WRITTEN REQUEST
Transcribe the records below exactly.

--- START TASK MATERIAL ---

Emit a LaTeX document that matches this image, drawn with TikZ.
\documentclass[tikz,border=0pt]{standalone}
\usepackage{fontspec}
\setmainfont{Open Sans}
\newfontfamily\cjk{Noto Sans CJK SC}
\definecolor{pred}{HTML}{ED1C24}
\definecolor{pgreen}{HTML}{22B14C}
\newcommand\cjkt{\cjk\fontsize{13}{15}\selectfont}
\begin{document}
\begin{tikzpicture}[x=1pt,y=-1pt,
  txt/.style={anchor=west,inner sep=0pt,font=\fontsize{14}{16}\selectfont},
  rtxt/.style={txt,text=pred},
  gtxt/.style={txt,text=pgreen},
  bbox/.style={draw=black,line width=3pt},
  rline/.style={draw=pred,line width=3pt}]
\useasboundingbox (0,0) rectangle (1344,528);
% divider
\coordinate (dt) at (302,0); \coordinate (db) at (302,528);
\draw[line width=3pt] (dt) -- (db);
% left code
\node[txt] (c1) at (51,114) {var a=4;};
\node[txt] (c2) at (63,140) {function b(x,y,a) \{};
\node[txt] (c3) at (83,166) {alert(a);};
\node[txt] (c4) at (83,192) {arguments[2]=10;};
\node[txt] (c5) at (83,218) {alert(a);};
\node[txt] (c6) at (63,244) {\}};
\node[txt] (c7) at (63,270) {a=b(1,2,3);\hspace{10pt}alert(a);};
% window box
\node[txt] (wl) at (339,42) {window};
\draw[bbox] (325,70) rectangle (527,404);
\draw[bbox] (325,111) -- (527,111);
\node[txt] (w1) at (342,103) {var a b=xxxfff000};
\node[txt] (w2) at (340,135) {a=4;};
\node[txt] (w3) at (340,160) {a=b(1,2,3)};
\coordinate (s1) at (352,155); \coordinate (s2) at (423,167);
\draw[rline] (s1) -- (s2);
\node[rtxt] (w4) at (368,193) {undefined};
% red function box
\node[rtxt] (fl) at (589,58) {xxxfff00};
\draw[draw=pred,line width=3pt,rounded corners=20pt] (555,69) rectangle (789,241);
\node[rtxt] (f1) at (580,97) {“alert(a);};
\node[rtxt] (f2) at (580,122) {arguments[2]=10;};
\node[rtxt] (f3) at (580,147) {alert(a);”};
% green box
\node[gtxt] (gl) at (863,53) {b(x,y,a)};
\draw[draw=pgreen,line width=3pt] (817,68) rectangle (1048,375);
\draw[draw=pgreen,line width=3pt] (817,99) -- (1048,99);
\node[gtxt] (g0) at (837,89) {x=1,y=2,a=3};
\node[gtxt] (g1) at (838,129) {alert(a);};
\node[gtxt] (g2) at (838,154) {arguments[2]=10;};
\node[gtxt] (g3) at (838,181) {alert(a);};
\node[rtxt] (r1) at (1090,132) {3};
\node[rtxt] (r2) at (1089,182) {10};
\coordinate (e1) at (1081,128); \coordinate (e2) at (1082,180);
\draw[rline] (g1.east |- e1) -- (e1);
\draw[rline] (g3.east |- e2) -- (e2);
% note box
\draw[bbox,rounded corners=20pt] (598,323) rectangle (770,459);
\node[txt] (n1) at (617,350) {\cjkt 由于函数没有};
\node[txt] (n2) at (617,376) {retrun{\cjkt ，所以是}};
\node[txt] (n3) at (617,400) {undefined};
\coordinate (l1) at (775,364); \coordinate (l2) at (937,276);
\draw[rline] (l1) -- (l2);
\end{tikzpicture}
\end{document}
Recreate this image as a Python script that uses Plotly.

--- END TASK MATERIAL ---

IN RESPONSE
Emit a LaTeX document that matches this image, drawn with TikZ.
\documentclass[tikz,border=0pt]{standalone}
\usepackage{fontspec}
\setmainfont{Open Sans}
\newfontfamily\cjk{Noto Sans CJK SC}
\definecolor{pred}{HTML}{ED1C24}
\definecolor{pgreen}{HTML}{22B14C}
\newcommand\cjkt{\cjk\fontsize{13}{15}\selectfont}
\begin{document}
\begin{tikzpicture}[x=1pt,y=-1pt,
  txt/.style={anchor=west,inner sep=0pt,font=\fontsize{14}{16}\selectfont},
  rtxt/.style={txt,text=pred},
  gtxt/.style={txt,text=pgreen},
  bbox/.style={draw=black,line width=3pt},
  rline/.style={draw=pred,line width=3pt}]
\useasboundingbox (0,0) rectangle (1344,528);
% divider
\coordinate (dt) at (302,0); \coordinate (db) at (302,528);
\draw[line width=3pt] (dt) -- (db);
% left code
\node[txt] (c1) at (51,114) {var a=4;};
\node[txt] (c2) at (63,140) {function b(x,y,a) \{};
\node[txt] (c3) at (83,166) {alert(a);};
\node[txt] (c4) at (83,192) {arguments[2]=10;};
\node[txt] (c5) at (83,218) {alert(a);};
\node[txt] (c6) at (63,244) {\}};
\node[txt] (c7) at (63,270) {a=b(1,2,3);\hspace{10pt}alert(a);};
% window box
\node[txt] (wl) at (339,42) {window};
\draw[bbox] (325,70) rectangle (527,404);
\draw[bbox] (325,111) -- (527,111);
\node[txt] (w1) at (342,103) {var a b=xxxfff000};
\node[txt] (w2) at (340,135) {a=4;};
\node[txt] (w3) at (340,160) {a=b(1,2,3)};
\coordinate (s1) at (352,155); \coordinate (s2) at (423,167);
\draw[rline] (s1) -- (s2);
\node[rtxt] (w4) at (368,193) {undefined};
% red function box
\node[rtxt] (fl) at (589,58) {xxxfff00};
\draw[draw=pred,line width=3pt,rounded corners=20pt] (555,69) rectangle (789,241);
\node[rtxt] (f1) at (580,97) {“alert(a);};
\node[rtxt] (f2) at (580,122) {arguments[2]=10;};
\node[rtxt] (f3) at (580,147) {alert(a);”};
% green box
\node[gtxt] (gl) at (863,53) {b(x,y,a)};
\draw[draw=pgreen,line width=3pt] (817,68) rectangle (1048,375);
\draw[draw=pgreen,line width=3pt] (817,99) -- (1048,99);
\node[gtxt] (g0) at (837,89) {x=1,y=2,a=3};
\node[gtxt] (g1) at (838,129) {alert(a);};
\node[gtxt] (g2) at (838,154) {arguments[2]=10;};
\node[gtxt] (g3) at (838,181) {alert(a);};
\node[rtxt] (r1) at (1090,132) {3};
\node[rtxt] (r2) at (1089,182) {10};
\coordinate (e1) at (1081,128); \coordinate (e2) at (1082,180);
\draw[rline] (g1.east |- e1) -- (e1);
\draw[rline] (g3.east |- e2) -- (e2);
% note box
\draw[bbox,rounded corners=20pt] (598,323) rectangle (770,459);
\node[txt] (n1) at (617,350) {\cjkt 由于函数没有};
\node[txt] (n2) at (617,376) {retrun{\cjkt ，所以是}};
\node[txt] (n3) at (617,400) {undefined};
\coordinate (l1) at (775,364); \coordinate (l2) at (937,276);
\draw[rline] (l1) -- (l2);
\end{tikzpicture}
\end{document}
Recreate this image as a Python script that uses Plotly.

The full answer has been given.